Тем самым мы радикальным образом противостоим Хайдеггеру, который подчиняет отношение к Иному онтологии (он говорит об онтологии, как если бы к ней можно было свести отношение с собеседником и Учителем), вместо того, чтобы видеть в справедливости и несправедливости своеобразный способ обращения к Иному вне всякой онтологии. С существованием Иного мы сталкиваемся в человеческом сообществе — не потому, что Иное причастно общему для всех нас, отныне и вовек, бытию, и не потому, что оно обладает свободой и возможностями, которые мы могли бы подчинить себе и воспользоваться ими ради своего блага; и не в силу отличия его свойств, которые мы могли бы превзойти в процессе познания или в порыве симпатии к нему, соединившись с ним, — сливаясь с ним, словно его существование — помеха для нас. Иной предстает перед нами не как тот, кого надо побороть, присоединить, покорить, а как независимый от нас другой — он появляется в абсолютном значении этого слова, помимо любого отношения, которое мы могли бы с ним поддерживать. Именно такой способ принятия абсолютного бытия мы обнаруживаем в справедливости или несправедливости, именно он реализует себя в дискурсе, по существу своему имеющем воспитательную функцию. Выражение «принять иного» — термин «принять» означает одновременно и активность и пассивность — ставит отношение к «другому» вне дихотомий, существующих там, где речь идет о вещах, дихотомий a priori и a posteriori, активности и пассивности.
Мы хотим вместе с тем показать, каким образом, исходя из знания, идентифицируемого с тематизацией, истина этого знания ведет к отношению к «другому», то есть к справедливости. Ведь смысл всех наших намерений заключается в опровержении неискоренимой уверенности любой философии в том, что объективное познание является наивысшим отношением к трансценденции, что Другой — при всем его отличии от вещей — должен быть познан объективно, даже если его свобода ставит под сомнение эту тягу к познанию.
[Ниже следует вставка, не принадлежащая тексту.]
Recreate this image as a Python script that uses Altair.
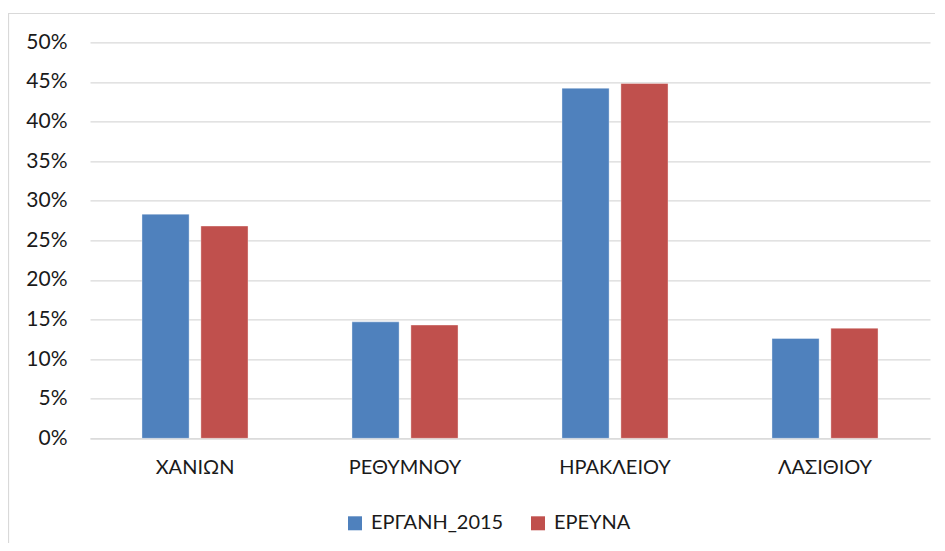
import altair as alt
import pandas as pd

categories = ["ΧΑΝΙΩΝ", "ΡΕΘΥΜΝΟΥ", "ΗΡΑΚΛΕΙΟΥ", "ΛΑΣΙΘΙΟΥ"]
series_names = ["ΕΡΓΑΝΗ_2015", "ΕΡΕΥΝΑ"]
ergani_2015 = [0.283, 0.147, 0.442, 0.126]
erevna = [0.268, 0.143, 0.448, 0.139]
y_ticks = [0, 0.05, 0.10, 0.15, 0.20, 0.25, 0.30, 0.35, 0.40, 0.45, 0.50]
colors = ["#4F81BD", "#C0504D"]

rows = []
for c, a, b in zip(categories, ergani_2015, erevna):
    rows.append({"region": c, "series": series_names[0], "value": a})
    rows.append({"region": c, "series": series_names[1], "value": b})
df = pd.DataFrame(rows)

FONT = "Lato"

bars = alt.Chart(df).mark_bar(stroke="#ffffff", strokeWidth=0.6, strokeOpacity=0.6).encode(
    x=alt.X("region:N", sort=categories, title=None,
            scale=alt.Scale(paddingInner=0.495, paddingOuter=0.2475),
            axis=alt.Axis(labelAngle=0, labelFontSize=20, labelPadding=19, ticks=False,
                          domain=True, domainColor="#d9d9d9", domainWidth=1.3,
                          labelColor="#1a1a1a", labelFont=FONT)),
    xOffset=alt.XOffset("series:N", sort=series_names,
                        scale=alt.Scale(paddingInner=0.2, paddingOuter=0)),
    y=alt.Y("value:Q", title=None,
            scale=alt.Scale(domain=[0, 0.5], nice=False),
            axis=alt.Axis(values=y_ticks, format=".0%", labelFontSize=21, labelPadding=23,
                          ticks=False, domain=False, gridColor="#d9d9d9", gridWidth=1.3,
                          labelColor="#1a1a1a", labelFont=FONT)),
    color=alt.Color("series:N", sort=series_names,
                    scale=alt.Scale(domain=series_names, range=colors),
                    legend=alt.Legend(title=None, orient="none", direction="horizontal",
                                      legendX=255, legendY=471, symbolType="square",
                                      symbolSize=196, symbolStrokeWidth=0, labelFontSize=20,
                                      labelFont=FONT, labelColor="#1a1a1a", labelOffset=6,
                                      columnPadding=24)),
)

frame = alt.Chart(pd.DataFrame({"k": [0]})).mark_rect(
    fill=None, stroke="#d9d9d9", strokeWidth=1.2
).encode(
    x=alt.value(-81.5), x2=alt.value(900), y=alt.value(-28.8), y2=alt.value(600)
)

chart = alt.layer(frame, bars).properties(
    width=840, height=396,
    autosize=alt.AutoSizeParams(type="none"),
    padding={"left": 82, "top": 34.3, "right": 5, "bottom": 105},
).configure_view(stroke=None).configure_axis(grid=True).configure_axisX(grid=False)

chart.save("out.html", embed_options={"renderer": "svg", "actions": False})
Мы не намерены твердить о том, что другой навсегда ускользает от познания. задача наша — в другом: подчеркнуть, что в данном случае нет никакого смысла говорить о знании или о незнании, поскольку справедливость, трансценденция по преимуществу и само условие знания, ни в коей мере не является, вопреки распространенному знанию, ноэзой, коррелятивной ноэме.
3. Истина предполагает справедливость
Спонтанная свобода «я», не заботящаяся о самообосновании, есть случайность, свойственная сущности отдельного бытия: оно, это бытие, более ни к чему не причастно и, в силу этого, выводит собственное существование из самого себя, исходит из измерения «интериорности», разделяя судьбу Гигеса, который видит тех, кто смотрит на него, не видя, и который знает, что он невидим.
Но разве позиция Гигеса не свидетельствует о безнаказанности существа одинокого, то есть существа, для которого мир представляет собой зрелище? И не в этом ли заключается условие одиночной свободы и, в силу этого, неоспоримой и ненаказуемой уверенности?
Разве этот безмолвный мир — это чистое зрелище — не доступно подлинному познанию? Кто может покарать проявление свободы познания? Или, точнее, каким образом спонтанность свободы, проявляющая себя в уверенности, может ставить себя под вопрос? Разве истина не соответствует свободе, которая находится вне справедливости, поскольку она — свобода одинокого бытия?
а) Анархия зрелища: злой гений
Однако совершенно безмолвный мир, который приходил бы к нам не через слово — пусть обманчивое, — был бы миром ан-архичным, миром без принципа и без начала. Мышление не наталкивалось бы в нем ни на что субстанциальное. Феномен при первом же контакте с ним превращался бы в видимость и, в этом плане, становился бы двусмысленным, наводя на мысль о злом гении; злой гений возникает не для того, чтобы изречь свою ложь; он держится в качестве возможности, позади вещей, которые все свидетельствуют о добре. Возможность их падения на уровень образа или видимости обусловливает их появление в качестве чистого зрелища и предвещает отступление туда, где укрывается злой дух. В этом коренится возможность универсального сомнения, которое не есть выдумка Декарта. Эта возможность конститутивна для явленности как таковой, независимо от того, осуществляется ли она в чувственном опыте или в математической очевидности. Гуссерль, допускавший возможность само-представления вещей, обнаруживал эту двусмысленность в сущностной незавершенности такого само-представления и во всегда возможном расколе «синтеза», составляющего фильм из отдельных «кадров».